▶ _Recorded data_:
=====

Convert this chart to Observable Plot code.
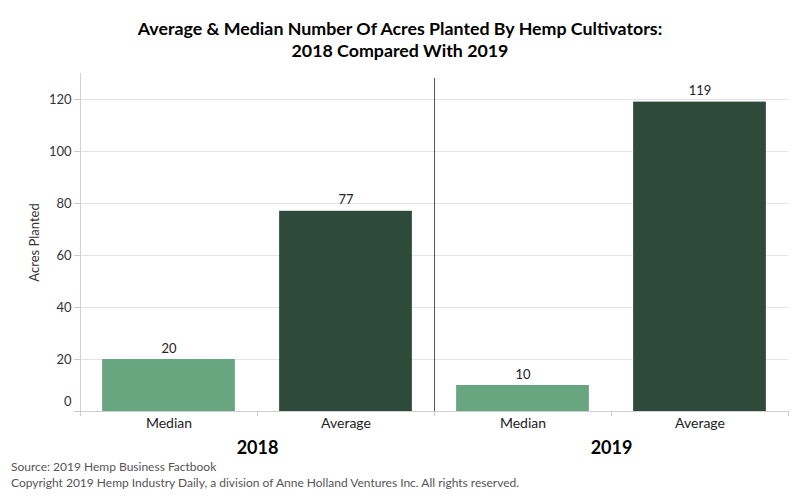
<!DOCTYPE html>
<html>
<head>
<meta charset="utf-8">
<script src="https://cdn.jsdelivr.net/npm/d3@7"></script>
<script src="https://cdn.jsdelivr.net/npm/@observablehq/plot@0.6"></script>
<style>
  body { margin: 0; background: #fff; font-family: Lato, "Open Sans", sans-serif; }
  #title { width: 800px; text-align: center; font-weight: bold; font-size: 17.8px; line-height: 22px; padding-top: 17px; color: #000; }
  #caption { padding-left: 11px; padding-top: 1px; font-size: 12px; line-height: 16px; color: #555; }
  svg { display: block; }
</style>
</head>
<body>
<div id="title">Average &amp; Median Number Of Acres Planted By Hemp Cultivators:<br>2018 Compared With 2019</div>
<div id="chart"></div>
<div id="caption">Source: 2019 Hemp Business Factbook<br>Copyright 2019 Hemp Industry Daily, a division of Anne Holland Ventures Inc. All rights reserved.</div>
<script>
const years = ["2018", "2019"];
const measures = ["Median", "Average"];
const values2018 = [20, 77];
const values2019 = [10, 119];
const yTicks = [0, 20, 40, 60, 80, 100, 120];
const colors = ["#67a67e", "#2e4a3a"];

const seriesByYear = {"2018": values2018, "2019": values2019};
const rows = [];
years.forEach((yr, gi) => {
  measures.forEach((m, mi) => {
    rows.push({year: yr, measure: m, value: seriesByYear[yr][mi], pos: gi * measures.length + mi});
  });
});
const n = rows.length;
const boundaries = d3.range(n + 1).map(i => i - 0.5);
const dividers = d3.range(1, years.length).map(g => g * measures.length - 0.5);
const groupCenters = years.map((y, gi) => gi * measures.length + (measures.length - 1) / 2);

const chart = Plot.plot({
  width: 800,
  height: 397,
  marginTop: 12,
  marginBottom: 47,
  marginLeft: 80,
  marginRight: 12,
  style: {fontFamily: "Lato, 'Open Sans', sans-serif", fontSize: "13px", color: "#333"},
  x: {domain: [-0.5, n - 0.5], axis: null},
  y: {domain: [0, 130], axis: null},
  color: {domain: measures, range: colors},
  marks: [
    Plot.gridY({ticks: yTicks.filter(t => t > 0), stroke: "#e4e4e4", strokeOpacity: 1}),
    Plot.ruleY([0], {stroke: "#d0d0d0"}),
    Plot.ruleX([-0.5], {stroke: "#d0d0d0"}),
    Plot.rectY(rows, {x1: d => d.pos - 0.375, x2: d => d.pos + 0.375, y: "value", fill: "measure"}),
    Plot.ruleX(dividers, {stroke: "#555", insetTop: 5}),
    Plot.text(rows, {x: "pos", y: "value", text: d => String(d.value), dy: -11, fontSize: 13, fill: "#222"}),
    Plot.axisY({ticks: yTicks.filter(t => t > 0), tickSize: 6, stroke: "#ccc", fill: "#333", fontSize: 13,
      label: "Acres Planted", labelAnchor: "center", labelOffset: 51, labelArrow: "none"}),
    Plot.axisY({ticks: [0], tickSize: 6, stroke: "#ccc", tickFormat: () => "", label: null}),
    Plot.axisY({ticks: [0], tickSize: 6, stroke: "none", fill: "#333", dy: -10, fontSize: 13, label: null}),
    Plot.axisX({ticks: boundaries, tickSize: 5, stroke: "#ccc", tickFormat: () => "", label: null}),
    Plot.axisX({ticks: rows.map(d => d.pos), tickSize: 0, tickPadding: 7, fontSize: 14, fill: "#222",
      tickFormat: p => rows.find(d => d.pos === p).measure, label: null}),
    Plot.axisX({ticks: groupCenters, tickSize: 0, tickPadding: 30, fontSize: 18, fontWeight: "bold", fill: "#000",
      tickFormat: c => years[groupCenters.indexOf(c)], label: null})
  ]
});
document.getElementById("chart").appendChild(chart);
</script>
</body>
</html>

=====

▶ _Your task_: Copy every line of the listing that includes the string "chart".

▶ _Answer for this exercise_:
Convert this chart to Observable Plot code.
<div id="chart"></div>
const chart = Plot.plot({
document.getElementById("chart").appendChild(chart);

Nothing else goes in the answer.